- [Prompt]
Set down the data below without change, skipping the pictures it holds.
[Source data start]
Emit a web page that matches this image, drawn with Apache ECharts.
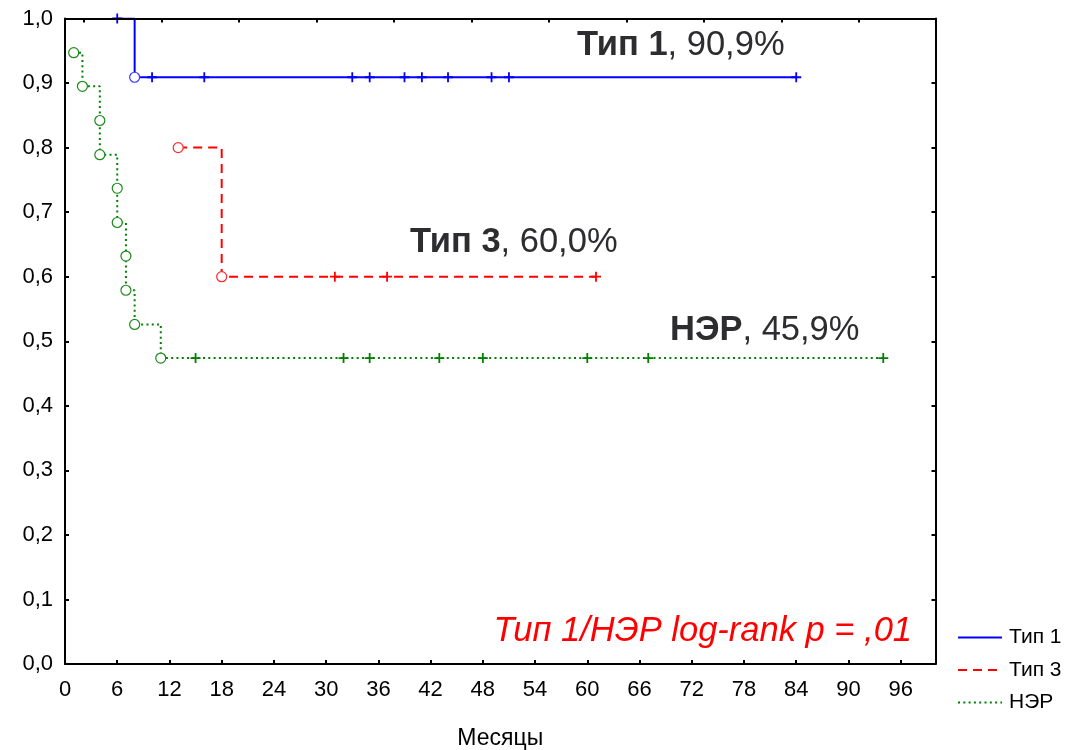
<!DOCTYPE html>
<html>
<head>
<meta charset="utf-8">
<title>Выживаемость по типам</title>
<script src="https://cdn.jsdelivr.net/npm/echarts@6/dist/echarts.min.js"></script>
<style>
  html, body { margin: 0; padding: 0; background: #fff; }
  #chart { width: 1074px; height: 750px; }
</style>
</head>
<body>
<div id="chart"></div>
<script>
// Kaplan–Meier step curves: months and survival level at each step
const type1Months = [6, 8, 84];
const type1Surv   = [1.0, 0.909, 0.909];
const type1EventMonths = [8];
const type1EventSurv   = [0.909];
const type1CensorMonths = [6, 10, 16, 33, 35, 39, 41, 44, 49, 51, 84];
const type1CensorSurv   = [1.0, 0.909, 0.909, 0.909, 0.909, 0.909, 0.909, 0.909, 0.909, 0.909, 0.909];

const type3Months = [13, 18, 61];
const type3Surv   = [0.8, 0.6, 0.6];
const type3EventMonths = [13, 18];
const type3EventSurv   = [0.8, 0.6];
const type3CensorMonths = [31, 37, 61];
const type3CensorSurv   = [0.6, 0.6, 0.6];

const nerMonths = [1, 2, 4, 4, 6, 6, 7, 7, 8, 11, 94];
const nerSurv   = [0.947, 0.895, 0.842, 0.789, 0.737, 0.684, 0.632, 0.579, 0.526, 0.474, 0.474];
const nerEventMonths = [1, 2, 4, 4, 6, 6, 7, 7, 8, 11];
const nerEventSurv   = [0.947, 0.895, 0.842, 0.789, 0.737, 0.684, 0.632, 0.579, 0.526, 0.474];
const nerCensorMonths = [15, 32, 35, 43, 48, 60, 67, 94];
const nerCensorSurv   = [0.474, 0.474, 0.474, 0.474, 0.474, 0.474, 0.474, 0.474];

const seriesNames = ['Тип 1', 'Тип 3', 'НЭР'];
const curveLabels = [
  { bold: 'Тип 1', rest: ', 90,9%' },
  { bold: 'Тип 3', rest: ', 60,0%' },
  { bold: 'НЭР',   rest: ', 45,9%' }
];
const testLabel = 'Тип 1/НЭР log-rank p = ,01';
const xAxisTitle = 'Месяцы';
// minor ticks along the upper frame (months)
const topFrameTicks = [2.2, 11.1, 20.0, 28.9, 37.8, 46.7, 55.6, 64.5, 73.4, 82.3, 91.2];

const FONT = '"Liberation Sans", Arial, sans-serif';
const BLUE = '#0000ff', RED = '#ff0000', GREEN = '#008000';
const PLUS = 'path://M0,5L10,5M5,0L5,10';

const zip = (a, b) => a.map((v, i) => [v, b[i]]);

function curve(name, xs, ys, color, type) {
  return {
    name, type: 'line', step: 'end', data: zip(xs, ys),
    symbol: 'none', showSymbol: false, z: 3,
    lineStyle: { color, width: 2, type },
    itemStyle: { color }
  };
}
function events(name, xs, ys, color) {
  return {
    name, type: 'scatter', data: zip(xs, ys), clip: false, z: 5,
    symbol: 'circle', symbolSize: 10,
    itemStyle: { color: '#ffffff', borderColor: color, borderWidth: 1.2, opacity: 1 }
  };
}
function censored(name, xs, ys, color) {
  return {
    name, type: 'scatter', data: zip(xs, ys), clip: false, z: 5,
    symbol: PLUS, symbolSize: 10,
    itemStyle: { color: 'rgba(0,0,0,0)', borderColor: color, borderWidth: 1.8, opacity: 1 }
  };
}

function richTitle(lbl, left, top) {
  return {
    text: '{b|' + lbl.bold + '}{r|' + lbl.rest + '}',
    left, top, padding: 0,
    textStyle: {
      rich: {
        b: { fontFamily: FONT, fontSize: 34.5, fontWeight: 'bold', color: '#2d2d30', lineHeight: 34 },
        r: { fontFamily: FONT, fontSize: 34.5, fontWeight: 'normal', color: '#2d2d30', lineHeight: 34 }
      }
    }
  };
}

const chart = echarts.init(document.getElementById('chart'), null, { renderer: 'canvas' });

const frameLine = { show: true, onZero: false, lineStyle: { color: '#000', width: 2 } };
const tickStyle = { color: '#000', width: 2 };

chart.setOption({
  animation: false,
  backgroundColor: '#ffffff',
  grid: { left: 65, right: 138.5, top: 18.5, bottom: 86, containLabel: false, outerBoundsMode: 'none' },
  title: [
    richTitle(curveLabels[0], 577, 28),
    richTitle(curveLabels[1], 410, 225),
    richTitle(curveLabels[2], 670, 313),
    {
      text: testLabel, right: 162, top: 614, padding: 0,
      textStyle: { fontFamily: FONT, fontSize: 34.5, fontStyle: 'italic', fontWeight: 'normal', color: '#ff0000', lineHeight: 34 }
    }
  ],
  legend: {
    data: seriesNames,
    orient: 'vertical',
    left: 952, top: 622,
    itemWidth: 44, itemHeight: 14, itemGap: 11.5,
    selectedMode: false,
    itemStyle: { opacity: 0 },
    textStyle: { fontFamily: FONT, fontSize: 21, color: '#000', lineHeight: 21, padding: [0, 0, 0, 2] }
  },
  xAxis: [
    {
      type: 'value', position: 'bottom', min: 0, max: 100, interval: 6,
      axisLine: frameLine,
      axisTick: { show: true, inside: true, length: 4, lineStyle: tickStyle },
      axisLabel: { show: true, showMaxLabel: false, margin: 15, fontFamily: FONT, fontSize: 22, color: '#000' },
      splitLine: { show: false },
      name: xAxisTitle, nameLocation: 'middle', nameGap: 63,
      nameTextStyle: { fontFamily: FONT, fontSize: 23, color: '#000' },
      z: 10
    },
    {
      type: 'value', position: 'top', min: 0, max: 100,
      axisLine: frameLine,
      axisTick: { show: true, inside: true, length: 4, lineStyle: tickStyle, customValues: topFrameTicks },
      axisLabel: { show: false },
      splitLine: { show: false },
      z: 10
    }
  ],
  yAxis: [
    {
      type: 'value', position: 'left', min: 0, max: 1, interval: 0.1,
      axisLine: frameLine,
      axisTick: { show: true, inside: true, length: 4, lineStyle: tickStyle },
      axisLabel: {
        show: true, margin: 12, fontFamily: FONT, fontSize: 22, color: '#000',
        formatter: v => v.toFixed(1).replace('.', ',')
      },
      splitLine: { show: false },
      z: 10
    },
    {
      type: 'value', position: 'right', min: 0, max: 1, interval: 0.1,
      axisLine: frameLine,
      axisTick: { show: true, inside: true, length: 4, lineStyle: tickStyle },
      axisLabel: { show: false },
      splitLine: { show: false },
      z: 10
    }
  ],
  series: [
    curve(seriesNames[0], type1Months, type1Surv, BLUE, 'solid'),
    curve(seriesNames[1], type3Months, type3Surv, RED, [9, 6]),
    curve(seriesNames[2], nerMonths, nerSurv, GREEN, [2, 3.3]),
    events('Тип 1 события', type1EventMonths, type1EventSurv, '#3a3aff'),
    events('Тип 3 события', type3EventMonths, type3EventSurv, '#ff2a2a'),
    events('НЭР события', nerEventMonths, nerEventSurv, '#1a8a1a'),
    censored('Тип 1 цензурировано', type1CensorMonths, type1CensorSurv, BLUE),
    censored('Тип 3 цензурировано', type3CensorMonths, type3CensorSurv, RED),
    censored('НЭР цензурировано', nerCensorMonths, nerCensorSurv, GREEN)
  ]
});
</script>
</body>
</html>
[Source data end]
- [Solution to this task]
Emit a web page that matches this image, drawn with Apache ECharts.
<!DOCTYPE html>
<html>
<head>
<meta charset="utf-8">
<title>Выживаемость по типам</title>
<script src="https://cdn.jsdelivr.net/npm/echarts@6/dist/echarts.min.js"></script>
<style>
  html, body { margin: 0; padding: 0; background: #fff; }
  #chart { width: 1074px; height: 750px; }
</style>
</head>
<body>
<div id="chart"></div>
<script>
// Kaplan–Meier step curves: months and survival level at each step
const type1Months = [6, 8, 84];
const type1Surv   = [1.0, 0.909, 0.909];
const type1EventMonths = [8];
const type1EventSurv   = [0.909];
const type1CensorMonths = [6, 10, 16, 33, 35, 39, 41, 44, 49, 51, 84];
const type1CensorSurv   = [1.0, 0.909, 0.909, 0.909, 0.909, 0.909, 0.909, 0.909, 0.909, 0.909, 0.909];

const type3Months = [13, 18, 61];
const type3Surv   = [0.8, 0.6, 0.6];
const type3EventMonths = [13, 18];
const type3EventSurv   = [0.8, 0.6];
const type3CensorMonths = [31, 37, 61];
const type3CensorSurv   = [0.6, 0.6, 0.6];

const nerMonths = [1, 2, 4, 4, 6, 6, 7, 7, 8, 11, 94];
const nerSurv   = [0.947, 0.895, 0.842, 0.789, 0.737, 0.684, 0.632, 0.579, 0.526, 0.474, 0.474];
const nerEventMonths = [1, 2, 4, 4, 6, 6, 7, 7, 8, 11];
const nerEventSurv   = [0.947, 0.895, 0.842, 0.789, 0.737, 0.684, 0.632, 0.579, 0.526, 0.474];
const nerCensorMonths = [15, 32, 35, 43, 48, 60, 67, 94];
const nerCensorSurv   = [0.474, 0.474, 0.474, 0.474, 0.474, 0.474, 0.474, 0.474];

const seriesNames = ['Тип 1', 'Тип 3', 'НЭР'];
const curveLabels = [
  { bold: 'Тип 1', rest: ', 90,9%' },
  { bold: 'Тип 3', rest: ', 60,0%' },
  { bold: 'НЭР',   rest: ', 45,9%' }
];
const testLabel = 'Тип 1/НЭР log-rank p = ,01';
const xAxisTitle = 'Месяцы';
// minor ticks along the upper frame (months)
const topFrameTicks = [2.2, 11.1, 20.0, 28.9, 37.8, 46.7, 55.6, 64.5, 73.4, 82.3, 91.2];

const FONT = '"Liberation Sans", Arial, sans-serif';
const BLUE = '#0000ff', RED = '#ff0000', GREEN = '#008000';
const PLUS = 'path://M0,5L10,5M5,0L5,10';

const zip = (a, b) => a.map((v, i) => [v, b[i]]);

function curve(name, xs, ys, color, type) {
  return {
    name, type: 'line', step: 'end', data: zip(xs, ys),
    symbol: 'none', showSymbol: false, z: 3,
    lineStyle: { color, width: 2, type },
    itemStyle: { color }
  };
}
function events(name, xs, ys, color) {
  return {
    name, type: 'scatter', data: zip(xs, ys), clip: false, z: 5,
    symbol: 'circle', symbolSize: 10,
    itemStyle: { color: '#ffffff', borderColor: color, borderWidth: 1.2, opacity: 1 }
  };
}
function censored(name, xs, ys, color) {
  return {
    name, type: 'scatter', data: zip(xs, ys), clip: false, z: 5,
    symbol: PLUS, symbolSize: 10,
    itemStyle: { color: 'rgba(0,0,0,0)', borderColor: color, borderWidth: 1.8, opacity: 1 }
  };
}

function richTitle(lbl, left, top) {
  return {
    text: '{b|' + lbl.bold + '}{r|' + lbl.rest + '}',
    left, top, padding: 0,
    textStyle: {
      rich: {
        b: { fontFamily: FONT, fontSize: 34.5, fontWeight: 'bold', color: '#2d2d30', lineHeight: 34 },
        r: { fontFamily: FONT, fontSize: 34.5, fontWeight: 'normal', color: '#2d2d30', lineHeight: 34 }
      }
    }
  };
}

const chart = echarts.init(document.getElementById('chart'), null, { renderer: 'canvas' });

const frameLine = { show: true, onZero: false, lineStyle: { color: '#000', width: 2 } };
const tickStyle = { color: '#000', width: 2 };

chart.setOption({
  animation: false,
  backgroundColor: '#ffffff',
  grid: { left: 65, right: 138.5, top: 18.5, bottom: 86, containLabel: false, outerBoundsMode: 'none' },
  title: [
    richTitle(curveLabels[0], 577, 28),
    richTitle(curveLabels[1], 410, 225),
    richTitle(curveLabels[2], 670, 313),
    {
      text: testLabel, right: 162, top: 614, padding: 0,
      textStyle: { fontFamily: FONT, fontSize: 34.5, fontStyle: 'italic', fontWeight: 'normal', color: '#ff0000', lineHeight: 34 }
    }
  ],
  legend: {
    data: seriesNames,
    orient: 'vertical',
    left: 952, top: 622,
    itemWidth: 44, itemHeight: 14, itemGap: 11.5,
    selectedMode: false,
    itemStyle: { opacity: 0 },
    textStyle: { fontFamily: FONT, fontSize: 21, color: '#000', lineHeight: 21, padding: [0, 0, 0, 2] }
  },
  xAxis: [
    {
      type: 'value', position: 'bottom', min: 0, max: 100, interval: 6,
      axisLine: frameLine,
      axisTick: { show: true, inside: true, length: 4, lineStyle: tickStyle },
      axisLabel: { show: true, showMaxLabel: false, margin: 15, fontFamily: FONT, fontSize: 22, color: '#000' },
      splitLine: { show: false },
      name: xAxisTitle, nameLocation: 'middle', nameGap: 63,
      nameTextStyle: { fontFamily: FONT, fontSize: 23, color: '#000' },
      z: 10
    },
    {
      type: 'value', position: 'top', min: 0, max: 100,
      axisLine: frameLine,
      axisTick: { show: true, inside: true, length: 4, lineStyle: tickStyle, customValues: topFrameTicks },
      axisLabel: { show: false },
      splitLine: { show: false },
      z: 10
    }
  ],
  yAxis: [
    {
      type: 'value', position: 'left', min: 0, max: 1, interval: 0.1,
      axisLine: frameLine,
      axisTick: { show: true, inside: true, length: 4, lineStyle: tickStyle },
      axisLabel: {
        show: true, margin: 12, fontFamily: FONT, fontSize: 22, color: '#000',
        formatter: v => v.toFixed(1).replace('.', ',')
      },
      splitLine: { show: false },
      z: 10
    },
    {
      type: 'value', position: 'right', min: 0, max: 1, interval: 0.1,
      axisLine: frameLine,
      axisTick: { show: true, inside: true, length: 4, lineStyle: tickStyle },
      axisLabel: { show: false },
      splitLine: { show: false },
      z: 10
    }
  ],
  series: [
    curve(seriesNames[0], type1Months, type1Surv, BLUE, 'solid'),
    curve(seriesNames[1], type3Months, type3Surv, RED, [9, 6]),
    curve(seriesNames[2], nerMonths, nerSurv, GREEN, [2, 3.3]),
    events('Тип 1 события', type1EventMonths, type1EventSurv, '#3a3aff'),
    events('Тип 3 события', type3EventMonths, type3EventSurv, '#ff2a2a'),
    events('НЭР события', nerEventMonths, nerEventSurv, '#1a8a1a'),
    censored('Тип 1 цензурировано', type1CensorMonths, type1CensorSurv, BLUE),
    censored('Тип 3 цензурировано', type3CensorMonths, type3CensorSurv, RED),
    censored('НЭР цензурировано', nerCensorMonths, nerCensorSurv, GREEN)
  ]
});
</script>
</body>
</html>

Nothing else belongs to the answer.